INSTRUCTIONS TO FOLLOW: Copy each line below exactly and leave the pictures out.

COLLECTED MATERIAL:

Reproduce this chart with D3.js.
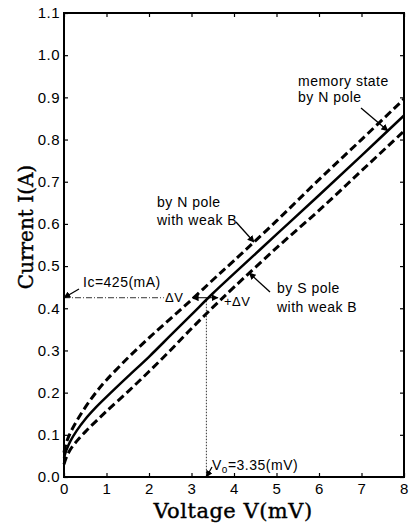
<!DOCTYPE html>
<html>
<head>
<meta charset="utf-8">
<title>I-V curve</title>
<script src="https://cdn.jsdelivr.net/npm/d3@7"></script>
<style>
body{margin:0;background:#fff;}
</style>
</head>
<body>
<script>
// values
var voltage    = [0, 0.05, 0.15, 0.3, 0.5, 0.75, 1, 1.5, 2, 2.5, 3, 3.5, 4, 5, 6, 7, 8];
var memoryN    = [0.045, 0.062, 0.085, 0.11, 0.137, 0.165, 0.19, 0.238, 0.285, 0.335, 0.385, 0.435, 0.482, 0.575, 0.668, 0.762, 0.857];
var nPoleWeak  = [0.058, 0.08, 0.105, 0.133, 0.165, 0.2, 0.23, 0.282, 0.33, 0.375, 0.42, 0.467, 0.513, 0.607, 0.705, 0.8, 0.896];
var sPoleWeak  = [0.03, 0.045, 0.065, 0.085, 0.107, 0.132, 0.156, 0.202, 0.25, 0.3, 0.352, 0.402, 0.45, 0.543, 0.632, 0.726, 0.82];
var xTicks = [0, 1, 2, 3, 4, 5, 6, 7, 8];
var yTicks = [0.0, 0.1, 0.2, 0.3, 0.4, 0.5, 0.6, 0.7, 0.8, 0.9, 1.0, 1.1];
var Ic = 0.425;   // A
var V0 = 3.35;    // mV

var width = 409, height = 523;
var pLeft = 64, pRight = 404, pTop = 13, pBottom = 477;

var svg = d3.select("body").append("svg")
    .attr("width", width)
    .attr("height", height)
    .style("font-family", "'Liberation Sans', Arial, sans-serif");

var x = d3.scaleLinear().domain([0, 8]).range([pLeft, pRight]);
var y = d3.scaleLinear().domain([0, 1.1]).range([pBottom, pTop]);

// arrow head
svg.append("defs").append("marker")
    .attr("id", "arr")
    .attr("viewBox", "0 0 10 10")
    .attr("refX", 9).attr("refY", 5)
    .attr("markerWidth", 7).attr("markerHeight", 7)
    .attr("markerUnits", "userSpaceOnUse")
    .attr("orient", "auto")
  .append("path")
    .attr("d", "M0,0L10,5L0,10z")
    .attr("fill", "#000");

// axes, ticks pointing inward
function styleAxis(g) {
  g.select(".domain").remove();
  g.selectAll(".tick line").attr("stroke", "#000").attr("stroke-width", 1.2);
  g.selectAll(".tick text").attr("fill", "#000")
    .style("font-size", "15px").style("letter-spacing", "0.5px");
}
svg.append("g").attr("transform", "translate(0," + pBottom + ")")
  .call(d3.axisBottom(x).tickValues(xTicks).tickSize(-4).tickPadding(6).tickFormat(d3.format("d")))
  .call(styleAxis);
svg.append("g").attr("transform", "translate(0," + pTop + ")")
  .call(d3.axisTop(x).tickValues(xTicks).tickSize(-4).tickFormat(""))
  .call(styleAxis);
svg.append("g").attr("transform", "translate(" + pLeft + ",0)")
  .call(d3.axisLeft(y).tickValues(yTicks).tickSize(-4).tickPadding(4).tickFormat(d3.format(".1f")))
  .call(styleAxis);
svg.append("g").attr("transform", "translate(" + pRight + ",0)")
  .call(d3.axisRight(y).tickValues(yTicks).tickSize(-4).tickFormat(""))
  .call(styleAxis);

svg.append("rect")
    .attr("x", pLeft).attr("y", pTop)
    .attr("width", pRight - pLeft).attr("height", pBottom - pTop)
    .attr("fill", "none").attr("stroke", "#000").attr("stroke-width", 2);

// axis titles
svg.append("text")
    .attr("x", 233).attr("y", 518)
    .attr("text-anchor", "middle")
    .style("font-family", "'DejaVu Serif', serif")
    .style("font-size", "21px").style("letter-spacing", "0.5px")
    .attr("stroke", "#000").attr("stroke-width", 0.4)
    .text("Voltage V(mV)");
svg.append("text")
    .attr("transform", "translate(33,227) rotate(-90)")
    .attr("text-anchor", "middle")
    .style("font-family", "'DejaVu Serif', serif")
    .style("font-size", "20px")
    .attr("stroke", "#000").attr("stroke-width", 0.4)
    .text("Current I(A)");

// curves
var line = d3.line()
    .x(function(d) { return x(d[0]); })
    .y(function(d) { return y(d[1]); })
    .curve(d3.curveCatmullRom);
function pts(vals) { return voltage.map(function(v, i) { return [v, vals[i]]; }); }

svg.append("path").datum(pts(nPoleWeak))
    .attr("d", line).attr("fill", "none").attr("stroke", "#000")
    .attr("stroke-width", 3).attr("stroke-dasharray", "8,4");
svg.append("path").datum(pts(sPoleWeak))
    .attr("d", line).attr("fill", "none").attr("stroke", "#000")
    .attr("stroke-width", 3).attr("stroke-dasharray", "8,4");
svg.append("path").datum(pts(memoryN))
    .attr("d", line).attr("fill", "none").attr("stroke", "#000")
    .attr("stroke-width", 2.5);

// value on a curve at voltage v
function at(vals, v) {
  return d3.scaleLinear().domain(voltage).range(vals)(v);
}

// Ic / V0 guide lines
svg.append("line")
    .attr("x1", x(0)).attr("x2", x(2.35))
    .attr("y1", y(Ic)).attr("y2", y(Ic))
    .attr("stroke", "#000").attr("stroke-width", 0.8).attr("stroke-dasharray", "6,2,1,2");
svg.append("line")
    .attr("x1", x(V0)).attr("x2", x(V0))
    .attr("y1", y(Ic)).attr("y2", y(0))
    .attr("stroke", "#000").attr("stroke-width", 0.8).attr("stroke-dasharray", "1.5,1.5");

// ±ΔV arrows
svg.append("line")
    .attr("x1", x(V0)).attr("x2", x(3.02))
    .attr("y1", y(Ic)).attr("y2", y(Ic))
    .attr("stroke", "#000").attr("stroke-width", 1).attr("marker-end", "url(#arr)");
svg.append("line")
    .attr("x1", x(V0)).attr("x2", x(3.62))
    .attr("y1", y(Ic)).attr("y2", y(Ic))
    .attr("stroke", "#000").attr("stroke-width", 1).attr("marker-end", "url(#arr)");

function label(px, py, txt, size) {
  return svg.append("text").attr("x", px).attr("y", py)
    .style("font-size", (size || 14) + "px").style("letter-spacing", "0.5px")
    .text(txt);
}
function arrow(x1, y1, x2, y2) {
  svg.append("line")
    .attr("x1", x1).attr("y1", y1).attr("x2", x2).attr("y2", y2)
    .attr("stroke", "#000").attr("stroke-width", 1.3).attr("marker-end", "url(#arr)");
}

label(165, 302, "\u0394V", 13);
label(224, 306, "+\u0394V", 13);

label(83, 287, "Ic=425(mA)");
arrow(79, 289, x(0), y(Ic));

var v0Text = svg.append("text").attr("x", 212).attr("y", 470)
    .style("font-size", "14px").style("letter-spacing", "0.5px");
v0Text.append("tspan").text("V");
v0Text.append("tspan").attr("dy", 3).style("font-size", "10px").text("o");
v0Text.append("tspan").attr("dy", -3).text("=3.35(mV)");
arrow(212, 467, x(V0), y(0));

label(298, 86, "memory state");
label(298, 102, "by N pole");
arrow(361, 108, x(7.62), y(at(memoryN, 7.62)));

label(157, 207, "by N pole");
label(157, 225, "with weak B");
arrow(236, 222, x(4.47), y(at(nPoleWeak, 4.47)));

label(277, 293, "by S pole");
label(277, 312, "with weak B");
arrow(270, 292, x(4.36), y(at(sPoleWeak, 4.36)));
</script>
</body>
</html>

RESULT FOR THIS EXERCISE:
Reproduce this chart with D3.js.
<!DOCTYPE html>
<html>
<head>
<meta charset="utf-8">
<title>I-V curve</title>
<script src="https://cdn.jsdelivr.net/npm/d3@7"></script>
<style>
body{margin:0;background:#fff;}
</style>
</head>
<body>
<script>
// values
var voltage    = [0, 0.05, 0.15, 0.3, 0.5, 0.75, 1, 1.5, 2, 2.5, 3, 3.5, 4, 5, 6, 7, 8];
var memoryN    = [0.045, 0.062, 0.085, 0.11, 0.137, 0.165, 0.19, 0.238, 0.285, 0.335, 0.385, 0.435, 0.482, 0.575, 0.668, 0.762, 0.857];
var nPoleWeak  = [0.058, 0.08, 0.105, 0.133, 0.165, 0.2, 0.23, 0.282, 0.33, 0.375, 0.42, 0.467, 0.513, 0.607, 0.705, 0.8, 0.896];
var sPoleWeak  = [0.03, 0.045, 0.065, 0.085, 0.107, 0.132, 0.156, 0.202, 0.25, 0.3, 0.352, 0.402, 0.45, 0.543, 0.632, 0.726, 0.82];
var xTicks = [0, 1, 2, 3, 4, 5, 6, 7, 8];
var yTicks = [0.0, 0.1, 0.2, 0.3, 0.4, 0.5, 0.6, 0.7, 0.8, 0.9, 1.0, 1.1];
var Ic = 0.425;   // A
var V0 = 3.35;    // mV

var width = 409, height = 523;
var pLeft = 64, pRight = 404, pTop = 13, pBottom = 477;

var svg = d3.select("body").append("svg")
    .attr("width", width)
    .attr("height", height)
    .style("font-family", "'Liberation Sans', Arial, sans-serif");

var x = d3.scaleLinear().domain([0, 8]).range([pLeft, pRight]);
var y = d3.scaleLinear().domain([0, 1.1]).range([pBottom, pTop]);

// arrow head
svg.append("defs").append("marker")
    .attr("id", "arr")
    .attr("viewBox", "0 0 10 10")
    .attr("refX", 9).attr("refY", 5)
    .attr("markerWidth", 7).attr("markerHeight", 7)
    .attr("markerUnits", "userSpaceOnUse")
    .attr("orient", "auto")
  .append("path")
    .attr("d", "M0,0L10,5L0,10z")
    .attr("fill", "#000");

// axes, ticks pointing inward
function styleAxis(g) {
  g.select(".domain").remove();
  g.selectAll(".tick line").attr("stroke", "#000").attr("stroke-width", 1.2);
  g.selectAll(".tick text").attr("fill", "#000")
    .style("font-size", "15px").style("letter-spacing", "0.5px");
}
svg.append("g").attr("transform", "translate(0," + pBottom + ")")
  .call(d3.axisBottom(x).tickValues(xTicks).tickSize(-4).tickPadding(6).tickFormat(d3.format("d")))
  .call(styleAxis);
svg.append("g").attr("transform", "translate(0," + pTop + ")")
  .call(d3.axisTop(x).tickValues(xTicks).tickSize(-4).tickFormat(""))
  .call(styleAxis);
svg.append("g").attr("transform", "translate(" + pLeft + ",0)")
  .call(d3.axisLeft(y).tickValues(yTicks).tickSize(-4).tickPadding(4).tickFormat(d3.format(".1f")))
  .call(styleAxis);
svg.append("g").attr("transform", "translate(" + pRight + ",0)")
  .call(d3.axisRight(y).tickValues(yTicks).tickSize(-4).tickFormat(""))
  .call(styleAxis);

svg.append("rect")
    .attr("x", pLeft).attr("y", pTop)
    .attr("width", pRight - pLeft).attr("height", pBottom - pTop)
    .attr("fill", "none").attr("stroke", "#000").attr("stroke-width", 2);

// axis titles
svg.append("text")
    .attr("x", 233).attr("y", 518)
    .attr("text-anchor", "middle")
    .style("font-family", "'DejaVu Serif', serif")
    .style("font-size", "21px").style("letter-spacing", "0.5px")
    .attr("stroke", "#000").attr("stroke-width", 0.4)
    .text("Voltage V(mV)");
svg.append("text")
    .attr("transform", "translate(33,227) rotate(-90)")
    .attr("text-anchor", "middle")
    .style("font-family", "'DejaVu Serif', serif")
    .style("font-size", "20px")
    .attr("stroke", "#000").attr("stroke-width", 0.4)
    .text("Current I(A)");

// curves
var line = d3.line()
    .x(function(d) { return x(d[0]); })
    .y(function(d) { return y(d[1]); })
    .curve(d3.curveCatmullRom);
function pts(vals) { return voltage.map(function(v, i) { return [v, vals[i]]; }); }

svg.append("path").datum(pts(nPoleWeak))
    .attr("d", line).attr("fill", "none").attr("stroke", "#000")
    .attr("stroke-width", 3).attr("stroke-dasharray", "8,4");
svg.append("path").datum(pts(sPoleWeak))
    .attr("d", line).attr("fill", "none").attr("stroke", "#000")
    .attr("stroke-width", 3).attr("stroke-dasharray", "8,4");
svg.append("path").datum(pts(memoryN))
    .attr("d", line).attr("fill", "none").attr("stroke", "#000")
    .attr("stroke-width", 2.5);

// value on a curve at voltage v
function at(vals, v) {
  return d3.scaleLinear().domain(voltage).range(vals)(v);
}

// Ic / V0 guide lines
svg.append("line")
    .attr("x1", x(0)).attr("x2", x(2.35))
    .attr("y1", y(Ic)).attr("y2", y(Ic))
    .attr("stroke", "#000").attr("stroke-width", 0.8).attr("stroke-dasharray", "6,2,1,2");
svg.append("line")
    .attr("x1", x(V0)).attr("x2", x(V0))
    .attr("y1", y(Ic)).attr("y2", y(0))
    .attr("stroke", "#000").attr("stroke-width", 0.8).attr("stroke-dasharray", "1.5,1.5");

// ±ΔV arrows
svg.append("line")
    .attr("x1", x(V0)).attr("x2", x(3.02))
    .attr("y1", y(Ic)).attr("y2", y(Ic))
    .attr("stroke", "#000").attr("stroke-width", 1).attr("marker-end", "url(#arr)");
svg.append("line")
    .attr("x1", x(V0)).attr("x2", x(3.62))
    .attr("y1", y(Ic)).attr("y2", y(Ic))
    .attr("stroke", "#000").attr("stroke-width", 1).attr("marker-end", "url(#arr)");

function label(px, py, txt, size) {
  return svg.append("text").attr("x", px).attr("y", py)
    .style("font-size", (size || 14) + "px").style("letter-spacing", "0.5px")
    .text(txt);
}
function arrow(x1, y1, x2, y2) {
  svg.append("line")
    .attr("x1", x1).attr("y1", y1).attr("x2", x2).attr("y2", y2)
    .attr("stroke", "#000").attr("stroke-width", 1.3).attr("marker-end", "url(#arr)");
}

label(165, 302, "\u0394V", 13);
label(224, 306, "+\u0394V", 13);

label(83, 287, "Ic=425(mA)");
arrow(79, 289, x(0), y(Ic));

var v0Text = svg.append("text").attr("x", 212).attr("y", 470)
    .style("font-size", "14px").style("letter-spacing", "0.5px");
v0Text.append("tspan").text("V");
v0Text.append("tspan").attr("dy", 3).style("font-size", "10px").text("o");
v0Text.append("tspan").attr("dy", -3).text("=3.35(mV)");
arrow(212, 467, x(V0), y(0));

label(298, 86, "memory state");
label(298, 102, "by N pole");
arrow(361, 108, x(7.62), y(at(memoryN, 7.62)));

label(157, 207, "by N pole");
label(157, 225, "with weak B");
arrow(236, 222, x(4.47), y(at(nPoleWeak, 4.47)));

label(277, 293, "by S pole");
label(277, 312, "with weak B");
arrow(270, 292, x(4.36), y(at(sPoleWeak, 4.36)));
</script>
</body>
</html>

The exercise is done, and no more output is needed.